My father was of a similar ilk.  Maybe that’s why my parents were initially attracted to each other – though the attraction failed after a few years and they divorced.  He was one of the early activist environmentalists, initiating an ambitious project to build a sustainable city with a fully circular economy, recovering and reusing resources.  That got, not very far, but undaunted he continued to develop his passion for preserving and protecting native wildflowers, which was more successful and gained much support.  He died, in his 80s, before he could complete an academic essay, on wildflowers, that he was writing for publication.  It was open on his computer when we came to find him.

I’m often amused by the way that once I start to think about something, I notice related info streaming toward the thought – rather as a magnet attracts iron filings.  In this instance, Bertrand Russell’s thoughts on aging headed in consciousness, via an email subscription to something I have.  He says:   “Psychologically there are two dangers to be guarded against in old age. One of these is undue absorption in the past. It does not do to live in memories, in regrets for the good old days, or in sadness about friends who are dead. One’s thoughts must be directed to the future, and to things about which there is something to be done.”

I particularly like Russell’s belief that as one ages, ‘One’s thoughts must be directed to the future, and to things about which there is something to be done.’   I’ve got the example of both my parents, and, this week, Russell’s reminder.  So, what am I doing, or going to do, that is directed to the future and which I can do something about?

That’s a challenging question to myself.  Oddly, to me anyway, I’ve picked up some of the horticulture interest my father was so passionate about, having paid almost no attention to it the first 70 years of my life.   In fact, I remember the dread I felt as a child when my father said he was going to take us to Kew Gardens or Wisley.  Kew, I recall as agonising hours in the steaming glasshouses, and Wisley as a bafflingly lessons on botany given at a level which bore no relationship to my level of understanding.  I wonder if he’d be pleased to know that I am now studying permaculture – whose three principles are directed to the future, and have found my copy of his project on resource recovery, with a view to implementing some of his ideas, on a local scale.  

Looking around, there’s no shortage of other things that look to the future that I could do something about.  But, I think, they have to be meaningful, purposeful and actionable in the day to day, and not be just one-off contributions or donations to specific events (though those are necessary and important too).   They also must play to my interests, capacity to act, willingness to commit to the actions on an ongoing basis  and be associated with helping me age healthily. 

On this last, much research suggests that having strong social networks, and supportive communities helps with healthy aging. For example, Lisa Berkman, director of the Harvard Center for Population and Development Studies  found ‘that people with strong social connections tend to have better health behaviors, like eating healthy foods and being physically active.’

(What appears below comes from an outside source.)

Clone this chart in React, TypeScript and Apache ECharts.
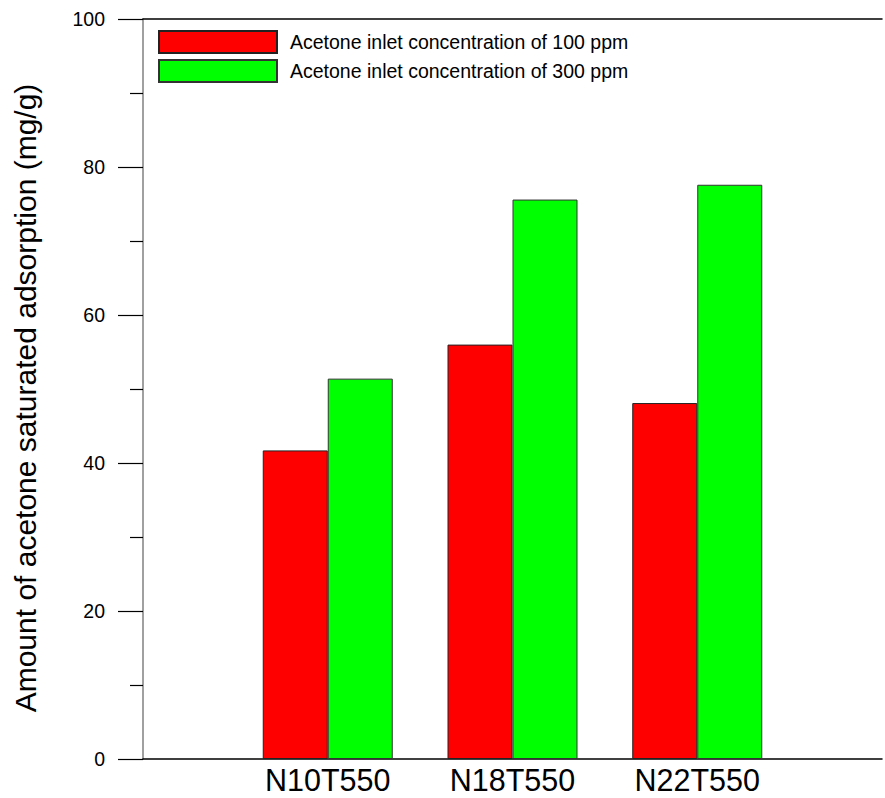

So how will I follow Russell’s suggestion to direct myself to the future and do things that serve it well?  My leanings towards social justice are the same as my mother’s, but I’m less vocal.  I have more discretionary time now, (because I’m less driven by paid employment demands) which means I can become more vocal.   My developing interests, and skills, in growing plants and practicing permaculture principles follow in the steps of my father.   Perhaps in helping form my attitudes my parents were future directed – I’ll take that as their legacy to me and invest it further for the betterment of future generations.  

Immediately, I am heading towards community gardening and supporting neighbourhood environmental improvements.  More generally, what I’d like is to take Russell’s next suggestion to ‘make your interests gradually wider and more impersonal, until bit by bit the walls of the ego recede, and your life becomes increasingly merged in the universal life.’  (From his essay How to Grow Old, in Portraits from Memory).